Niles’ Selge Construction expanding
The Niles Township Board of Trustees approved the rezoning of two township properties in order to allow family-owned Selge Construction to expand its business less than 200 feet to the east.
Marv Selge, owner of Selge Construction, which employs more than 60 people, said his company plans to use the extra space for storage of equipment and other construction materials.
The company has already purchased the two properties (1217 Ontario and 1225 Ontario), which will be rezoned from residential to general business.
“It was a real blessing that we were able to purchase them and get them rezoned and move a little bit more to the east,” said Selge, a Brandywine High School graduate and Niles native. “That is all I believe we will ever need… we’ve been very fortunate over the years to have steady growth and this will sustain us.”
Selge said he plans to make the area as aesthetically pleasing as possible, including extending to the new area the company’s current rod-iron gate with brick pillars that runs along Ontario Street. A privacy fence will be installed where the property runs up against the property of a current residence to the east.
“We want people when they come into our community to say this is a great place and a place I would like to live,” he said.
Selge Construction has been at its 2833 S. 11th St. location (the corner of South 11th and Ontario) for 55 years. It was founded by Selge’s father, Marvin, Sr.

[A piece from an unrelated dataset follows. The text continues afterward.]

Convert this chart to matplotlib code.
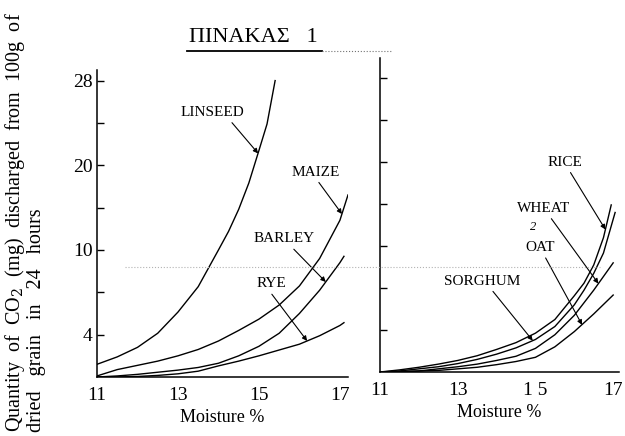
import numpy as np
import matplotlib
matplotlib.use("Agg")
import matplotlib.pyplot as plt
from matplotlib.lines import Line2D

plt.rcParams['font.family'] = ['Liberation Serif', 'DejaVu Serif']
plt.rcParams['mathtext.fontset'] = 'dejavuserif'

# --- eje Y no lineal: valores -> posicion de las marcas (equiespaciadas)
SCALE_VALUES = [-4, 0, 4, 10, 20, 28, 40]
SCALE_STEPS = [-1, 0, 1, 3, 5, 7, 10]

# --- panel izquierdo
linseed_x = [11.0, 11.5, 12.0, 12.5, 13.0, 13.5, 14.0, 14.25, 14.5, 14.75, 15.0, 15.2, 15.4]
linseed_y = [1.2, 1.9, 2.8, 4.1, 5.6, 7.4, 10.0, 12.2, 14.8, 17.9, 21.4, 23.9, 28.0]

maize_x = [11.0, 11.5, 12.0, 12.5, 13.0, 13.5, 14.0, 14.5, 15.0, 15.5, 16.0, 16.5, 17.0, 17.2]
maize_y = [0.1, 0.7, 1.1, 1.5, 2.0, 2.6, 3.4, 4.3, 5.1, 6.1, 7.45, 9.4, 13.5, 16.5]

barley_x = [11.0, 11.5, 12.0, 12.5, 13.0, 13.5, 14.0, 14.5, 15.0, 15.5, 16.0, 16.5, 17.0, 17.1]
barley_y = [0.0, 0.1, 0.25, 0.45, 0.65, 0.9, 1.3, 2.0, 2.9, 4.1, 5.5, 7.15, 9.1, 9.55]

rye_x = [11.0, 11.5, 12.0, 12.5, 13.0, 13.5, 14.0, 14.5, 15.0, 15.5, 16.0, 16.5, 17.0, 17.1]
rye_y = [0.0, 0.0, 0.05, 0.15, 0.3, 0.55, 1.05, 1.5, 2.0, 2.55, 3.1, 3.9, 4.65, 4.85]

# --- panel derecho
rice_x = [11.0, 11.5, 12.0, 12.5, 13.0, 13.5, 14.0, 14.5, 15.0, 15.5, 16.0, 16.25, 16.5, 16.75, 16.95]
rice_y = [0.0, 0.2, 0.45, 0.75, 1.1, 1.55, 2.15, 2.8, 3.7, 4.75, 6.45, 7.35, 8.65, 11.0, 14.9]

sorghum_x = [11.0, 11.5, 12.0, 12.5, 13.0, 13.5, 14.0, 14.5, 15.0, 15.5, 16.0, 16.25, 16.5, 16.75, 17.05]
sorghum_y = [0.0, 0.1, 0.3, 0.5, 0.8, 1.2, 1.7, 2.3, 3.1, 4.25, 5.8, 6.85, 8.05, 9.5, 14.0]

wheat_x = [11.0, 11.5, 12.0, 12.5, 13.0, 13.5, 14.0, 14.5, 15.0, 15.5, 16.0, 16.5, 17.0]
wheat_y = [0.0, 0.05, 0.1, 0.3, 0.5, 0.75, 1.1, 1.5, 2.25, 3.55, 5.05, 6.85, 8.8]

oat_x = [11.0, 11.5, 12.0, 12.5, 13.0, 13.5, 14.0, 14.5, 15.0, 15.5, 16.0, 16.5, 17.0]
oat_y = [0.0, 0.0, 0.1, 0.15, 0.3, 0.45, 0.7, 1.0, 1.4, 2.4, 3.85, 5.15, 6.5]

x_ticks = [11, 13, 15, 17]
left_xlabels = ['11', '13', '15', '17']
right_xlabels = ['11', '13', '1 5', '17']
left_major = [4, 10, 20, 28]
left_minor = [7, 15, 24]
right_ticks = [4, 7, 10, 15, 20, 24, 28]


def fwd(v):
    return np.interp(v, SCALE_VALUES, SCALE_STEPS)


def inv(s):
    return np.interp(s, SCALE_STEPS, SCALE_VALUES)


def preparar_ejes(ax, xmax, smax):
    ax.set_yscale('function', functions=(fwd, inv))
    ax.set_xlim(11, xmax)
    ax.set_ylim(0, float(inv(smax)))
    for lado in ['top', 'right']:
        ax.spines[lado].set_visible(False)
    for lado in ['left', 'bottom']:
        ax.spines[lado].set_linewidth(1.1)
    ax.set_xticks(x_ticks)
    ax.tick_params(axis='x', length=0, pad=7, labelsize=14)
    ax.tick_params(axis='y', which='both', direction='in', length=5, width=1, pad=3, labelsize=14)
    ax.set_xlabel('Moisture %', fontsize=13, labelpad=4)
    ax.patch.set_alpha(0)


def etiqueta(ax, texto, xs, ys, tip_x, pos, relpos):
    tip_y = float(np.interp(tip_x, xs, ys))
    ax.annotate(texto, xy=(tip_x, tip_y), xytext=pos, ha='center', va='center',
                fontsize=11,
                arrowprops=dict(arrowstyle='-|>', lw=0.8, color='black',
                                mutation_scale=7, shrinkA=1, shrinkB=0, relpos=relpos))


fig = plt.figure(figsize=(6.25, 4.36), dpi=100)

# panel izquierdo
ax1 = fig.add_axes([97 / 625, 1 - 377 / 436, 251 / 625, 307 / 436])
preparar_ejes(ax1, 17.2, 7.25)
ax1.set_yticks(left_major)
ax1.set_yticklabels([str(v) for v in left_major])
ax1.set_yticks(left_minor, minor=True)
ax1.set_xticklabels(left_xlabels)

for xs, ys in [(linseed_x, linseed_y), (maize_x, maize_y), (barley_x, barley_y), (rye_x, rye_y)]:
    ax1.plot(xs, ys, color='black', lw=1.0)

etiqueta(ax1, 'LINSEED', linseed_x, linseed_y, 14.98, (13.86, 25.0), (0.75, 0.0))
etiqueta(ax1, 'MAIZE', maize_x, maize_y, 17.05, (16.41, 19.2), (0.5, 0.0))
etiqueta(ax1, 'BARLEY', barley_x, barley_y, 16.65, (15.62, 11.3), (0.6, 0.0))
etiqueta(ax1, 'RYE', rye_x, rye_y, 16.19, (15.32, 7.6), (0.4, 0.0))

# panel derecho
ax2 = fig.add_axes([380 / 625, 1 - 372 / 436, 239 / 625, 314 / 436])
preparar_ejes(ax2, 17.15, 7.48)
ax2.set_yticks(right_ticks)
ax2.set_yticklabels([])
ax2.set_xticklabels(right_xlabels)

for xs, ys in [(rice_x, rice_y), (sorghum_x, sorghum_y), (wheat_x, wheat_y), (oat_x, oat_y)]:
    ax2.plot(xs, ys, color='black', lw=1.0)

etiqueta(ax2, 'RICE', rice_x, rice_y, 16.8, (15.75, 20.0), (0.6, 0.0))
etiqueta(ax2, 'WHEAT', wheat_x, wheat_y, 16.62, (15.2, 14.5), (0.6, 0.0))
etiqueta(ax2, 'OAT', oat_x, oat_y, 16.2, (15.13, 9.9), (0.6, 0.0))
etiqueta(ax2, 'SORGHUM', sorghum_x, sorghum_y, 14.93, (13.63, 7.5), (0.6, 0.0))
ax2.text(14.93, 12.3, '2', fontsize=9, style='italic', ha='center', va='center')

# titulo subrayado
fig.text(253 / 625, 1 - 37 / 436, 'ΠΙΝΑΚΑΣ   1', fontsize=16, ha='center', va='center')
fig.add_artist(Line2D([187 / 625, 322 / 625], [1 - 51 / 436] * 2, color='black', lw=1.3))
fig.add_artist(Line2D([322 / 625, 392 / 625], [1 - 51 / 436] * 2, color='0.45', lw=0.8, ls=':'))

# linea gris del escaneo
fig.add_artist(Line2D([125 / 625, 600 / 625], [1 - 267 / 436] * 2, color='0.7', lw=0.8, ls=':'))

# etiqueta del eje Y en dos lineas
fig.text(15 / 625, 4 / 436, 'Quantity  of  CO$_2$  (mg)  discharged  from  100g  of',
         rotation=90, ha='center', va='bottom', fontsize=14.5)
fig.text(37 / 625, 4 / 436, 'dried   grain   in   24   hours',
         rotation=90, ha='center', va='bottom', fontsize=14.5)

fig.savefig('out.png', dpi=100)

Marv, Jr., bought the business from his father in the early 1990s.
Selge provides a wide variety of construction services to clients in Michiana and beyond.
The company is also known for its charitable causes, including restoring the Brandywine High School athletic fields and helping build the Edwardsburg Sports Complex, which is currently under construction.
Niles Township Clerk Terry Eull said the rezoning of the two properties was approved by a unanimous vote at Monday’s regular meeting.
The rezone was also approved by the township’s planning commission and Berrien County Planning Commission, Eull said.